Rule 504 is a transactional exemption from registration under Regulation D for small securities offerings. The statutory authority for the rule is pursuant to Section 3(b) of the ’33 Act. The general requirements and limitations on the exemption are as follows:
• Issuer Protections – The exemption is available to the original issuer. The exemption is available to any company that is not a “reporting company”, “investment company”, or a “blank check company” under the Securities Exchange Act.
• Dollar Limits – Rule 504 allows an issuer an exemption for small offerings of shares with an aggregate annual value of up to $1 million. The issuer may not split a single offering between Rule 504 and some other exemption. Any other offerings during the previous twelve-month period, even if under another exemption, will be integrated into the Rule 504 offering.

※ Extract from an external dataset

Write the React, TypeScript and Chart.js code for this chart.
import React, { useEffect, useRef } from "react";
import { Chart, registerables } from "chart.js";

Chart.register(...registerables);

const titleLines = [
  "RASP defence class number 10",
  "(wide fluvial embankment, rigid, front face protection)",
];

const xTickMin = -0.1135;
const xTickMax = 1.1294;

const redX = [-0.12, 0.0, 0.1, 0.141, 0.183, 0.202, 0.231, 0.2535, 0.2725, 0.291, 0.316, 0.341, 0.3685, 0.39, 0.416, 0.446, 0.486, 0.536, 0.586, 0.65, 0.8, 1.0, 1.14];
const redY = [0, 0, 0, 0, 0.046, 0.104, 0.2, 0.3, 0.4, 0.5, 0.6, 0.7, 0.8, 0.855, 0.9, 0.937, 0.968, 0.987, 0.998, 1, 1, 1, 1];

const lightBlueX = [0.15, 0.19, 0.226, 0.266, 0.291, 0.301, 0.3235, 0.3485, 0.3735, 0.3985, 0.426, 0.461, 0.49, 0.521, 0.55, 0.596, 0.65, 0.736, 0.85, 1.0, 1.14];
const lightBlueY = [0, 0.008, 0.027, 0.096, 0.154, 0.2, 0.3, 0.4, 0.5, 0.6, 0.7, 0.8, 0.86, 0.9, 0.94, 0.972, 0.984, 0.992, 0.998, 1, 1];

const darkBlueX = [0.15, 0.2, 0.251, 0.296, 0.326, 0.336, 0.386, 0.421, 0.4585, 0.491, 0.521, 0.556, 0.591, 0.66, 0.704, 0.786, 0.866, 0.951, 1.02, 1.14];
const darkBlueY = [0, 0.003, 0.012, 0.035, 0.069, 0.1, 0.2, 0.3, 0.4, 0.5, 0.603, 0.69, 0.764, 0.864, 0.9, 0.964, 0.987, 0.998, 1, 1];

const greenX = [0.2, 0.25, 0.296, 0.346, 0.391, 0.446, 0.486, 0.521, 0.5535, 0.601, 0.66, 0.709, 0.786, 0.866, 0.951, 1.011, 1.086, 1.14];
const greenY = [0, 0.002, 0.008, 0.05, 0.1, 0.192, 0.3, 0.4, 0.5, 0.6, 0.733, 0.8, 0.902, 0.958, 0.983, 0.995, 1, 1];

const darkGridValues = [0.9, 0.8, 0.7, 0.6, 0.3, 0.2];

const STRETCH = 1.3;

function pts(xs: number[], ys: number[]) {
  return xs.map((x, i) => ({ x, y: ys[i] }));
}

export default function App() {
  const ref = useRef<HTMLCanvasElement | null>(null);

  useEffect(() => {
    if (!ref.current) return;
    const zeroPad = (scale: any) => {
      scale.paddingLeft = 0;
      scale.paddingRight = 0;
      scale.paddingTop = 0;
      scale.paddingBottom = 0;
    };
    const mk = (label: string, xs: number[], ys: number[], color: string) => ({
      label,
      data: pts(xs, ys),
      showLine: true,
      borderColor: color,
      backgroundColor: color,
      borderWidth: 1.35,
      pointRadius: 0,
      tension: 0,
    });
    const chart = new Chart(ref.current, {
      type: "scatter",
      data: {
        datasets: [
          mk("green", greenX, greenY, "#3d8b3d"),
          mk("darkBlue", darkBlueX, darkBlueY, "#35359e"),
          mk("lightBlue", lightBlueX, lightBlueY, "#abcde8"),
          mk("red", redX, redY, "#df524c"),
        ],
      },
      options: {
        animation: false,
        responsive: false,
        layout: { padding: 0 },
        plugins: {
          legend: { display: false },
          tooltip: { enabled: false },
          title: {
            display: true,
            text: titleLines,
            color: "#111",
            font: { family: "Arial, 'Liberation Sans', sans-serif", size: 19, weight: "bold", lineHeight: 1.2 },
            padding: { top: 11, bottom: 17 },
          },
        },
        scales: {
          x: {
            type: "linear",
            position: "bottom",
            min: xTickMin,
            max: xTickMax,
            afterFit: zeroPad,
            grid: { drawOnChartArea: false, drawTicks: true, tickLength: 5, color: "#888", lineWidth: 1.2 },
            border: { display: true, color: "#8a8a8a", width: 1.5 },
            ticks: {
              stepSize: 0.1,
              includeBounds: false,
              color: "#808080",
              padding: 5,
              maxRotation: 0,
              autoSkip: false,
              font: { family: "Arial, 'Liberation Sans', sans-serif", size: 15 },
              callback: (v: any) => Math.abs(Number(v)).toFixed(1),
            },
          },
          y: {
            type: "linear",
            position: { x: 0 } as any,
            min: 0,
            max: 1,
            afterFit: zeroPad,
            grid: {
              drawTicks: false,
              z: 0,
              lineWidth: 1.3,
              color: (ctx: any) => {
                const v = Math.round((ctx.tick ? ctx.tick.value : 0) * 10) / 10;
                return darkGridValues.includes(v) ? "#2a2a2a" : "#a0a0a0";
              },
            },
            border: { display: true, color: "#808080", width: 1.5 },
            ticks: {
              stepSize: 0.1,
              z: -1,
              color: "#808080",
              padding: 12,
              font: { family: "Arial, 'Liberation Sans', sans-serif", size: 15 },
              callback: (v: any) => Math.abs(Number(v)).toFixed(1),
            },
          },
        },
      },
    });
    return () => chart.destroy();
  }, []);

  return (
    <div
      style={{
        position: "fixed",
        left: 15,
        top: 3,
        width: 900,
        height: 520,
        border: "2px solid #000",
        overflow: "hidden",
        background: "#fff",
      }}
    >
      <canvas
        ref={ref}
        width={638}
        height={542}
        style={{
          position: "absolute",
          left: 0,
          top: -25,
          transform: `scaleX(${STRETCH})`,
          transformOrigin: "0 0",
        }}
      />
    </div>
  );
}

• Number of Purchasers – The issuer can make sales to an unlimited number of persons. It does not matter whether the purchasers are sophisticated or accredited investors.
• Restricted Securities – Securities are restricted. Affiliates and non-affiliates of an issuer who wish to resell securities must look elsewhere for a transactional exemption.
• General Solicitation – Rule 504 prohibits the issuer or anyone on the issuer’s behalf to “offer or sell the securities by any form of general solicitation or general advertising”. Rule 504 does allow for general solicitation in the following circumstances:
⁃ the offering is registered in the state where securities are sold, or
⁃ the state permits general solicitation and sales are only made to accredited investors in that state, or
⁃ Note: In these situations, the securities issued pursuant to either of these provisions are not restricted.
⁃ the state of issuance does not require registration, but the securities are registered in another state.
⁃ Note: This is a situation where the state allows the issuer to piggyback on the registration of securities in another state. The issuer must generally file an informational notice to the issuing state regarding the registration in another state.
• Private Placement Memorandum – To qualify for this exception, the state law must require “the public filing and delivery to investors of a substantive disclosure document before sale.” The disclosure document must disclose all material information to investors.
• State Regulation – A Rule 504 exemption does not preempt state regulations of securities under such an issuance. States may still regulate the issuance.
• Discussion: What do you think is the SEC’s purpose in allowing for the Rule 504 exemption? Who do you think this exemption best serves? What do you think is the greatest limitation on this exemption? Why do you think the SEC allows for exceptions to the rule against general solicitation?
• Practice Question: ABC Corp is a relatively new company that is growing quickly. ABC needs about $1 million in investment capital reach its growth goals for the next 18 months. In a brief letter, can you summarize the benefits and drawbacks of seeking an exemption from securities registration under Rule 504?